Kenai Peninsula residents are invited to participate in the National Day of Prayer on Thursday at the Soldotna Church of God.
The church will have its sanctuary open from 7 a.m. until 6:15 p.m. for people to stop in and pray.
The chaplain of the U.S. Senate has asked people to say the "Prayer for the Nation" at noon, and Love INC of the Kenai Peninsula has asked all churches to open their doors from noon to 1 p.m. for the observance.
"We will be praying for our local, state and national leaders," said Bradley Grigg, pastor of Soldotna Church of God.
Prayer for the Nation
You have been good to us beyond our deserving, making our nation a land of liberty. Help us to protect our freedoms with diligence and integrity.
Lord, bless our military as it advances freedoms cause around the world. Bless also the institutions of power and influence in our society the government, the churches, the media, the schools and the families. May each bring glory to your name.
Forgive us when we stray from right paths. We place our trust in you, O Lord, believing that your hand will sustain America. Let no shadows obscure the pathways which we should tread.
We pray in your holy name. Amen.
By Dr.

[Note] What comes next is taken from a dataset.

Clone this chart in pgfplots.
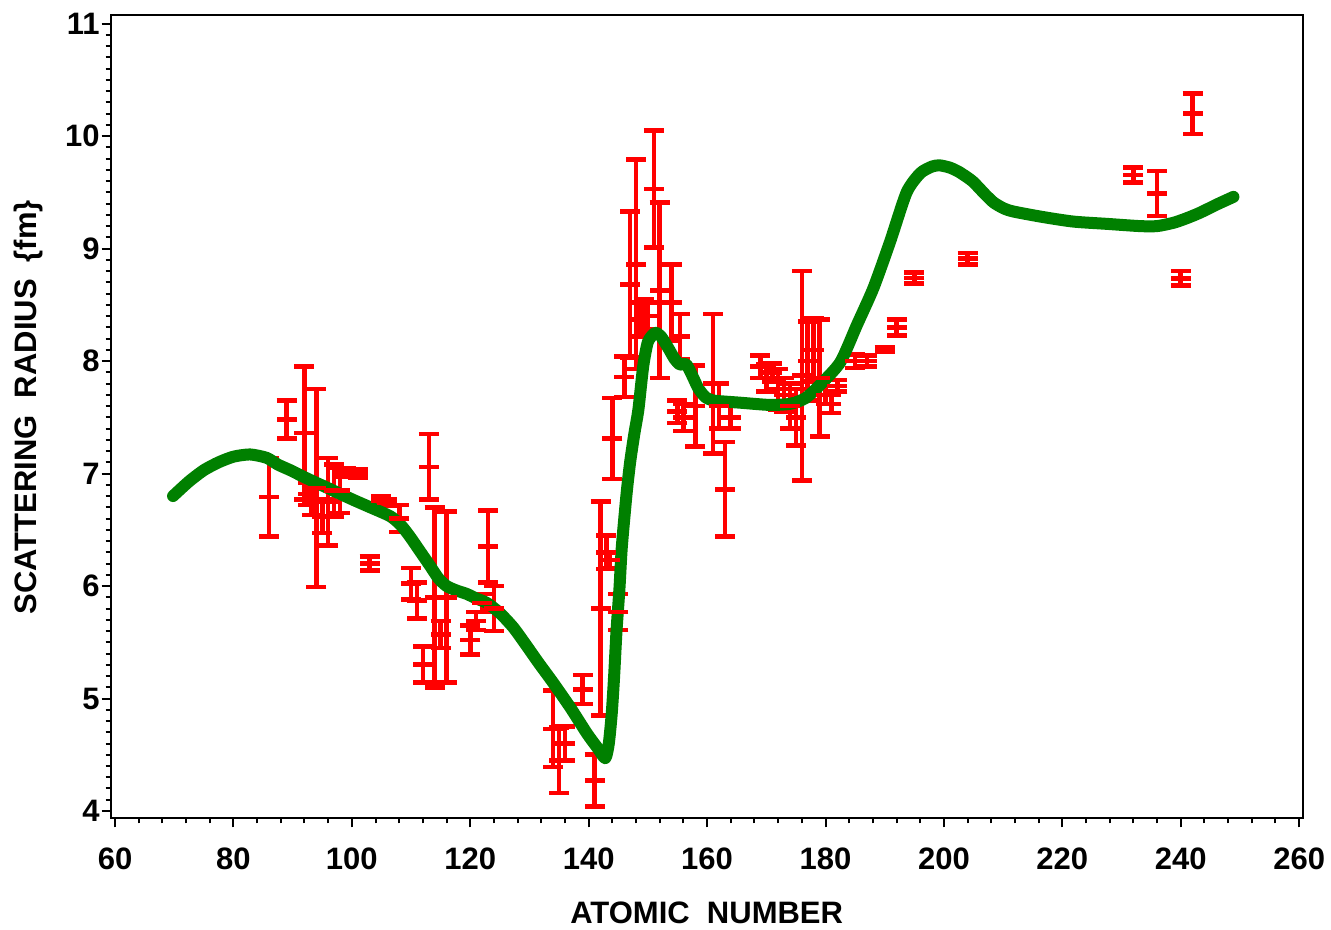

Barry Black,
Chaplain of the U.S. Senate
The church, which is on the corner of Redoubt Avenue and Binkley Street, also will have a prayer wall on which people can write their personal prayer needs and a wall called "Our Military Family" on which photos of friends or family members serving in the military may be posted.
Photos may be left on the wall until June 1.
"This is the first year we've hosted National Day of Prayer in this fashion," Grigg said. "In the last five years, we've just been open to our people."
Grigg said he did not know how many people to expect but said the church has between 200 and 250 active parishioners.
He will be in the sanctuary during the entire 11-hour period and said a welcome sign will be present informing people of the various events taking place in the church.
A Power Point presentation will show pictures of government leaders and identify offices they hold.
National Day of Prayer was established by an act of Congress in 1952, and, in 1988, President Ronald Reagan changed the law designating that it be observed on the first Thursday in May.
According to Pat Stringer, the Alaska coordinator for National Day of Prayer, the special day exists to encourage personal repentance and prayer, particularly on behalf of the nation and those in leadership roles.
"Whether we are defending the rights of people in other parts of the world to be free or protecting American citizens from terrorism at home, we seek a power greater than ourselves: God," Stringer said in a letter to the editor.